Although many countries have never had a woman president or prime minister, quite a few countries have been led by a woman. Some were elected and some were placed in the role of country leader to replace their sick or deceased husbands who were the previous leaders of their countries. Four countries that have been led by a woman are Sri Lanka, India, Israel, and The United Kingdom.
Sirimavo Bandaranaike, born 17 April 1916, was the world's first elected female prime minister. Bandaranaike was a woman from Sri Lanka whose husband, Solomon Bandaranaike, was the prime minister of Sri Lanka until he was assassinated by a Buddhist monk in 1959. People called Sirimavo the "weeping widow" as she was known to cry when speaking to the public about carrying on her husband's work. She was elected as the prime minister of Sri Lanka 20 July 1960. Sirimavo's son, Anura, went into politics also and her daughter, Chandrika Kumaratunga, became the first woman president of Sri Lanka.
Indira Gandhi, born 19 November 1917, was a symbol of power to Indian women and praised for her ability to stand up to the British. Gandhi is credited for doing much to lessen Britain's colonial control over India after 1945. Gandhi was a woman who was mostly respected by the Indian people and she was known as Mataji, meaning "respected mother." Gandhi led India for a total of 14 years between 1966 and 1977 and again between 1980 and 1984. Gandhi first became prime minister of India after prime minister Lal Shastri's death.
Golda Meir was born in Russia, 3 May 1898. She was educated in the United States and became a teacher there before moving to Palestine to live on a kibbutz in her 20s. She was a woman who was very concerned about the Arab-Jew tensions and she once disguised herself as an Arab woman to meet with King Abdullah to try to convince him, with no luck, not to go to war. Meir became Israel's ambassador to Moscow in 1949 and the prime minister of Israel in 1967. She resigned in June 1974 after much criticism, ironically, that she neglected to pay enough attention to the Arabs' attack on Israel.

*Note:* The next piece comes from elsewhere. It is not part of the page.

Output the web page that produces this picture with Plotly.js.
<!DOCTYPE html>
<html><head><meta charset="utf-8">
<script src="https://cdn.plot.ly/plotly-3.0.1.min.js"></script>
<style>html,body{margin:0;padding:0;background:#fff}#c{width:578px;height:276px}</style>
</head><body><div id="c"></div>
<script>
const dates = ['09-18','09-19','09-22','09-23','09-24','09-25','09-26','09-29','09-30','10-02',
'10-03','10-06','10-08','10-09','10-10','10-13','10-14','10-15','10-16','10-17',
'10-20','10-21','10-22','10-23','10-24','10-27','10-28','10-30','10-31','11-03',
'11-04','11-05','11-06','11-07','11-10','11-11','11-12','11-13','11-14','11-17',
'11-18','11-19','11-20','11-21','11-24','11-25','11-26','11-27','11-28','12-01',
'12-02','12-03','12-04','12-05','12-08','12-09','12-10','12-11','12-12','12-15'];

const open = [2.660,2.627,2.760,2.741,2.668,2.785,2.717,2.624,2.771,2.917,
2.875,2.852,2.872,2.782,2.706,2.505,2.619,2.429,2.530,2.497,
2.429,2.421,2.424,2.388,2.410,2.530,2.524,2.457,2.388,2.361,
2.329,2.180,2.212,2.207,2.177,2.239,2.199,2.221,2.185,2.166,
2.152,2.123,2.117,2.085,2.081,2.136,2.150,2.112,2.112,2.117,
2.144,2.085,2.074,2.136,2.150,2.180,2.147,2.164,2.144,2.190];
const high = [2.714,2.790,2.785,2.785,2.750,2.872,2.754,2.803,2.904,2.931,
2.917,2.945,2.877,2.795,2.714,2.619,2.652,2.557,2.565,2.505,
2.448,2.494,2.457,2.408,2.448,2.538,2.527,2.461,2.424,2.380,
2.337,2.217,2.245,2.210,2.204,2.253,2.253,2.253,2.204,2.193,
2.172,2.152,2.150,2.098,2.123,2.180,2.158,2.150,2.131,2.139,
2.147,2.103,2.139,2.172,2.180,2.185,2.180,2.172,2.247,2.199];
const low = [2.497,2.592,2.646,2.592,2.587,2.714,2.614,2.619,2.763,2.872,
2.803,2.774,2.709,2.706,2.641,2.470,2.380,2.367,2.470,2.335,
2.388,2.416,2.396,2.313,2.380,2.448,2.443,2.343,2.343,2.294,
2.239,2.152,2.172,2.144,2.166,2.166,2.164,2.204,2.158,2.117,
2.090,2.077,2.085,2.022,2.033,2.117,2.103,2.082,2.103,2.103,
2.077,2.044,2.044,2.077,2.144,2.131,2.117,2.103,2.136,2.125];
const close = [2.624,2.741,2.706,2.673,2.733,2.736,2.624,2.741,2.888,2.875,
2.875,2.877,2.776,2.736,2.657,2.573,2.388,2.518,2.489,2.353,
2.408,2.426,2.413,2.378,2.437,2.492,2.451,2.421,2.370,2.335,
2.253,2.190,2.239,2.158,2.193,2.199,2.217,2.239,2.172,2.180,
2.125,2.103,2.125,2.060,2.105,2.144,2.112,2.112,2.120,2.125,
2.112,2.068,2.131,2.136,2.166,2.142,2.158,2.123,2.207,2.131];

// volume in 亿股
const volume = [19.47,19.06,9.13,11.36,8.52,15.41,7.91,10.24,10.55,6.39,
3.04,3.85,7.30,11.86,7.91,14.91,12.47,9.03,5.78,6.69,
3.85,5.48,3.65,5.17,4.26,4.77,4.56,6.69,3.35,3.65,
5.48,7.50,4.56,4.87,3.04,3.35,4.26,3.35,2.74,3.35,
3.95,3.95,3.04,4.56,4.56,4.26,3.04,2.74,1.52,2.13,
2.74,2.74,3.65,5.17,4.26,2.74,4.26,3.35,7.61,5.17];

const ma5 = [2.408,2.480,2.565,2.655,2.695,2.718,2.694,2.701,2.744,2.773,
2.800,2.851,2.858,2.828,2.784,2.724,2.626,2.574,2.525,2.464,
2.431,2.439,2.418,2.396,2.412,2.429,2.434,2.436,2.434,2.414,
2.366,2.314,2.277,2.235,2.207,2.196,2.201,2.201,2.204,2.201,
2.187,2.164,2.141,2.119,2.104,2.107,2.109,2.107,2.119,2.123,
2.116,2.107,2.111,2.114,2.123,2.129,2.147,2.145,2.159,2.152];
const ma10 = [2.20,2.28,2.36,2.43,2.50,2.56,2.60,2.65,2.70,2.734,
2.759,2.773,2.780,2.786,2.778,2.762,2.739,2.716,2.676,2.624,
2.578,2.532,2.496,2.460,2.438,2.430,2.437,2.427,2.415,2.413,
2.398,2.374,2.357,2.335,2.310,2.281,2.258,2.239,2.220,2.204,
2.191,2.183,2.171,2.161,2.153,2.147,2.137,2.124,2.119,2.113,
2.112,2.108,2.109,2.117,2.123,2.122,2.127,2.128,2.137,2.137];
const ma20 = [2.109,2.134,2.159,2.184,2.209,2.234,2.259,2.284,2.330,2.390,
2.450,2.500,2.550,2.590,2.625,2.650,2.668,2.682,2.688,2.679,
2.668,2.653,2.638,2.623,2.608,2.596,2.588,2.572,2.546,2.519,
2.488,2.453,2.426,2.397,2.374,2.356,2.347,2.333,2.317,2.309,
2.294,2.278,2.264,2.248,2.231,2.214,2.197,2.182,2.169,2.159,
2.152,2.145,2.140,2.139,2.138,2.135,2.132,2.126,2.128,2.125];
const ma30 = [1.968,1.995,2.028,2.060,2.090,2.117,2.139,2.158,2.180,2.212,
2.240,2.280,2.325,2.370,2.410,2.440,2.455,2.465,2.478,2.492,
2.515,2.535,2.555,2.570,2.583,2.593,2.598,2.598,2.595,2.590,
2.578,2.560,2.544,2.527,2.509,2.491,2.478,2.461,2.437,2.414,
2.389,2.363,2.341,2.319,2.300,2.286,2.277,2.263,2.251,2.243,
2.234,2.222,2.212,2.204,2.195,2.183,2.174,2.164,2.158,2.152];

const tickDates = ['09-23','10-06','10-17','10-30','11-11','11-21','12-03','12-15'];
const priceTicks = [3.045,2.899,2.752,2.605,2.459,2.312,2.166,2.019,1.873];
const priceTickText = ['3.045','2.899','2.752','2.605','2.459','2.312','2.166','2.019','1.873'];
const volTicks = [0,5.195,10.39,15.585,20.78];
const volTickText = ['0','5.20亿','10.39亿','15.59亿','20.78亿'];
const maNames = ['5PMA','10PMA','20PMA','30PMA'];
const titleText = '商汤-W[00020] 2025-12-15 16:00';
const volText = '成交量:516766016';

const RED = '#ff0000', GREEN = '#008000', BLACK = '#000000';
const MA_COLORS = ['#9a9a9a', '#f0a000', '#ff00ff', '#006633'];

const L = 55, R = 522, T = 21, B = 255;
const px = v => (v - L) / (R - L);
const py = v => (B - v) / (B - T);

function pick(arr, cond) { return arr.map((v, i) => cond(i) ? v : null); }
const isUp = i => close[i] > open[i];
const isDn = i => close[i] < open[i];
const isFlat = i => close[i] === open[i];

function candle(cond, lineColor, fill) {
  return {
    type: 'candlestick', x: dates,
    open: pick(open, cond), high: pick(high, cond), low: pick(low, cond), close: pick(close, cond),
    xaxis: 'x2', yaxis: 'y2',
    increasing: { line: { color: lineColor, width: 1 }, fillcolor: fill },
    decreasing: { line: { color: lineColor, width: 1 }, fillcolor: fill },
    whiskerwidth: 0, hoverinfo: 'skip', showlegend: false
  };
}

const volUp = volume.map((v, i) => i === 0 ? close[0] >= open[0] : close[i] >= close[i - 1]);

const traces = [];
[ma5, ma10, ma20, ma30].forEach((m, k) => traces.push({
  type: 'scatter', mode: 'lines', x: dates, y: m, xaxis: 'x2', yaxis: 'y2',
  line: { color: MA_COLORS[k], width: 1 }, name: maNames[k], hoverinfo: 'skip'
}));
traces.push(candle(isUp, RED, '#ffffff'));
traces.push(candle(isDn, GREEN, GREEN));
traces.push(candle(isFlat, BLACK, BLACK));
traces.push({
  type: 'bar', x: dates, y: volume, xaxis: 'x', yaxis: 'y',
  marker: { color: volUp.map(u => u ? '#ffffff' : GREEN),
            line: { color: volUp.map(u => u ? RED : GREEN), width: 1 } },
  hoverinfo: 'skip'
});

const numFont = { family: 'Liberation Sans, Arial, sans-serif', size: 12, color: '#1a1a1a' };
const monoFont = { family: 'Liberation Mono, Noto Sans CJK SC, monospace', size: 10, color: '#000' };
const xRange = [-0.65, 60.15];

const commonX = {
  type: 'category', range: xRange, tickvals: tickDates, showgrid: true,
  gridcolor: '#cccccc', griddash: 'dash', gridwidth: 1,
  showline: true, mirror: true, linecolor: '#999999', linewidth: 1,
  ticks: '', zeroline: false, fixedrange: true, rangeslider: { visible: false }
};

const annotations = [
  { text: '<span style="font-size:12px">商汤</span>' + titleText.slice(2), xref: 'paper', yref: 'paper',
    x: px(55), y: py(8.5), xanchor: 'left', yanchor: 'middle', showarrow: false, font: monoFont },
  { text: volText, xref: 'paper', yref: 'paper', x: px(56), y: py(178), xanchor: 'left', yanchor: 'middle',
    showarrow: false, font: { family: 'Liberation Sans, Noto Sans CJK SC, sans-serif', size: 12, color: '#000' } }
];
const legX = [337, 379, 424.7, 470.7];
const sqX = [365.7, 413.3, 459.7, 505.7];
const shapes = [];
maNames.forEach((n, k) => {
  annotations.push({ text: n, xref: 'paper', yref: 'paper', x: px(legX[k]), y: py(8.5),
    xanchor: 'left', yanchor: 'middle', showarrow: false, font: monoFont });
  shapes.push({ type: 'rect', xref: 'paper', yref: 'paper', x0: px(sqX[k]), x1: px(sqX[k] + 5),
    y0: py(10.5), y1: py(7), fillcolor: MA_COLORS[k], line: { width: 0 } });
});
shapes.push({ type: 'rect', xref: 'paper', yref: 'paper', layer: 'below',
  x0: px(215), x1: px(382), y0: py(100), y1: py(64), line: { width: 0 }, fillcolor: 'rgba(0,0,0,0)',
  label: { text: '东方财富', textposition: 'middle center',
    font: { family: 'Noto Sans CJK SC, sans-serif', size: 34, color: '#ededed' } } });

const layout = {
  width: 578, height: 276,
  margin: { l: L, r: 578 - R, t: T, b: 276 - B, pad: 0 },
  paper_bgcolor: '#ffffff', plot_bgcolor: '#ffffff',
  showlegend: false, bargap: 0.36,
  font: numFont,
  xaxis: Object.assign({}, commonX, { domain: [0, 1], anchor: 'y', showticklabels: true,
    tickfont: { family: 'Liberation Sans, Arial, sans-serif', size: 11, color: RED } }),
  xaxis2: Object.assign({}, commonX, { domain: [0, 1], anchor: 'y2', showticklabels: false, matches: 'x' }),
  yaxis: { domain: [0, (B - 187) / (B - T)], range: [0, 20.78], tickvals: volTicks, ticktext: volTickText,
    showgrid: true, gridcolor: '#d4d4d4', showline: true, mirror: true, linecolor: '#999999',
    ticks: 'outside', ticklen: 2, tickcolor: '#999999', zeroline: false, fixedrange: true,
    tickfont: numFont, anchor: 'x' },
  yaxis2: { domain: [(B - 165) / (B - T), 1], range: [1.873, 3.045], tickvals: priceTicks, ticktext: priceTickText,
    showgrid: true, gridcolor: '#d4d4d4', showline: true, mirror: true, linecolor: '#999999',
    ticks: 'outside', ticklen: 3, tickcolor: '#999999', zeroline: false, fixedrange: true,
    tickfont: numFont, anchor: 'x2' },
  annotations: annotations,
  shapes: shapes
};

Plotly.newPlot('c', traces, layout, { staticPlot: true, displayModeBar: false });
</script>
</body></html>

Margaret Thatcher, born 13 October 1925 as Margaret Hilda Roberts, had double degrees from Oxford in law and chemistry. She entered Parliament at age 34 as a Tory. Thatcher became the education minister at age 44 and when the Tory's rightwing candidate left the Tory leadership contest suddenly, Thatcher jumped at the chance to run. The current leader at the time, Edward Heath, told her she would never beat him, but he was mistaken. Thatcher's emphasis on free markets and capitalism had won many Torys over and she solved much of Britain's trade union difficulties. She was also lauded for privatizing for profit some of Britain's largest companies such as British Steel and British Airways.